(J.R. Guzzo, publicado no jornal Gazeta do Povo em 21 de outubro de 2023)
O ministro Luís Roberto Barroso, dando sequência ao seu programa de comícios através do mundo, apresentou ao público, desta vez em Paris, suas recomendações para que o Brasil e o cidadão brasileiro se tornem melhores do que são. O que o presidente do Supremo Tribunal Federal, de quem a lei exige imparcialidade em todas as circunstâncias, estava fazendo numa reunião estritamente política? Não é culpa dele, informou mais uma vez.

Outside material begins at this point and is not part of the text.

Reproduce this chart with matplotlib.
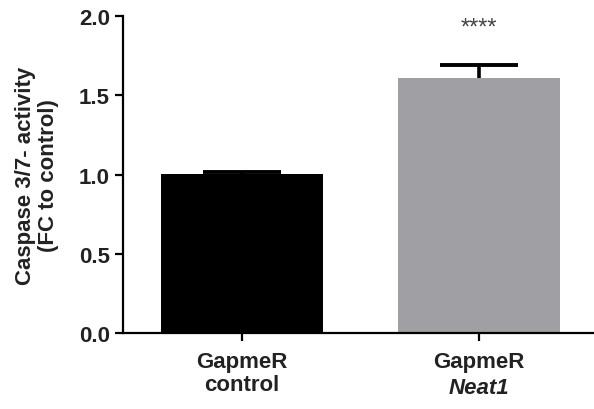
import matplotlib.pyplot as plt

groups = ['control', 'Neat1']
means = [1.003, 1.61]
errs = [0.015, 0.08]
colors = ['#000000', '#a09fa4']

plt.rcParams['font.family'] = ['Liberation Sans', 'DejaVu Sans']

fig = plt.figure(figsize=(5.94, 4.10), dpi=100)
ax = fig.add_axes([0.207, 0.185, 0.793, 0.7735])

x = list(range(len(groups)))
ax.bar(x, means, width=0.684, color=colors, zorder=2)
# upper-only error bars with a single cap
tops = [m + e for m, e in zip(means, errs)]
ax.vlines(x, means, tops, color='black', linewidth=2.6, zorder=3)
ax.hlines(tops, [i - 0.165 for i in x], [i + 0.165 for i in x],
          color='black', linewidth=2.8, zorder=3)

ax.text(1, 1.93, '****', ha='center', va='center', fontsize=17, color='#444444')

ax.set_xlim(-0.502, 1.487)
ax.set_ylim(0, 2.0)
ax.set_yticks([0.0, 0.5, 1.0, 1.5, 2.0])
ax.set_yticklabels(['0.0', '0.5', '1.0', '1.5', '2.0'], fontsize=16, fontweight='bold')
ax.set_xticks(x)
ax.set_xticklabels([])
ax.text(0, -0.11, 'GapmeR\ncontrol', ha='center', va='top', fontsize=16,
        fontweight='bold', color='#222222', linespacing=1.15)
ax.text(1, -0.11, 'GapmeR', ha='center', va='top', fontsize=16,
        fontweight='bold', color='#222222')
ax.text(1, -0.275, 'Neat1', ha='center', va='top', fontsize=16,
        fontweight='bold', style='italic', color='#222222')

ax.set_ylabel('Caspase 3/7- activity\n(FC to control)', fontsize=16,
              fontweight='bold', color='#222222', linespacing=1.1)
ax.yaxis.set_label_coords(-0.136, 0.5)

for s in ['top', 'right']:
    ax.spines[s].set_visible(False)
for s in ['left', 'bottom']:
    ax.spines[s].set_linewidth(1.6)
ax.tick_params(axis='both', width=1.6, length=6, colors='black', labelcolor='#222222')

fig.savefig('out.png', dpi=100)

A Constituição decidiu cuidar de todo o tipo de assunto, do regime de impostos ao direito ao lazer e o STF, coitado, é obrigado a julgar tudo. A solução mais óbvia para isso, caso os ministros quisessem mesmo cuidar só de assuntos constitucionais, seria não aceitar mais o julgamento sobre imposto sindical, terras indígenas ou regras para o meio ambiente – e toda a enxurrada de ações que entram ali com a facilidade com que se entra num campo de futebol. Mas Barroso e seus colegas, no mundo das realidades, querem exatamente o contrário. Querem uma “agenda” para o Brasil. Querem promover o “progresso”. Querem “empurrar a história”. Querem que a sociedade brasileira seja o resultado de suas decisões.
Ninguém pediu nada disso a eles, e nem a lei os autoriza a agirem como estão agindo. Por mais que a Constituição seja um angu onde entra tudo, está claro que política é uma coisa e justiça é outra – e todas as “pautas” do STF, como se diz, são política pura. A verdade é que o STF deu a si próprio poderes que a lei jamais lhe outorgou e criou uma coisa única no mundo democrático: um regime de Dois Poderes subalternos e Um Poder que manda em ambos, todas as vezes em que determina que a história não está sendo empurrada na direção desejada pelos onze ministros, nem com a rapidez que eles estimam ser necessária.
“Agenda?” O STF não pode ter agenda. Não tem de achar se isso é “melhor”, ou “pior”, do que aquilo. Tem de exercer as funções de Corte Superior de Justiça, como em todas as democracias sérias do mundo – e só essas funções. Dizer se o país tem de ser assim ou assado é tarefa do Poder Legislativo, exclusivamente, e não pode ser terceirizada para ninguém.
Foi um brutal chamado à realidade, no mesmo momento em que Barroso agia como chefe de partido político, que ali mesmo em Paris, não longe do palco de seu comício, o organismo que reúne as economias mais avançadas do mundo (China e Rússia não entram; são ditaduras) tenha lançado um relatório devastador sobre a corrupção no Brasil. A OCDE, na qual o Brasil até hoje não foi aceito, afirmou o que os brasileiros sabem há anos, mas muitas vezes são impedidos de dizer para não serem acusados do crime de fake news: a corrupção tornou-se objetivamente impune no Brasil.
A responsabilidade por isso, segundo a OCDE, é do Sistema de Justiça brasileiro. O relatório aponta, como o exemplo mais recente e mais chocante disso, a decisão do ministro Dias Toffoli, do mesmíssimo STF, de anular todas as provas de corrupção contra a Odebrecht – apesar das indiscutíveis confissões de culpa da empresa e da devolução de bilhões de reais do dinheiro roubado.
A OCDE aponta um fato prodigioso, já comentado com frequência na mídia independente: não há no Brasil, no momento, nenhum preso por corrupção. É como se o Brasil fosse o país menos corrupto do planeta, quando os fatos comprovam exatamente o oposto. O responsável direto por isso é o STF, cujas decisões comandam o funcionamento de todo o aparelho judiciário brasileiro – eliminou por completo a Operação Lava Jato, trata como inimigos os seus magistrados e absolve de forma sistemática os acusados de corrupção. Esse é o Brasil real – o Brasil de Toffoli, da Odebrecht e da cassação do procurador Dallagnol. Barroso, e todas as suas filosofias, estão no coração dele.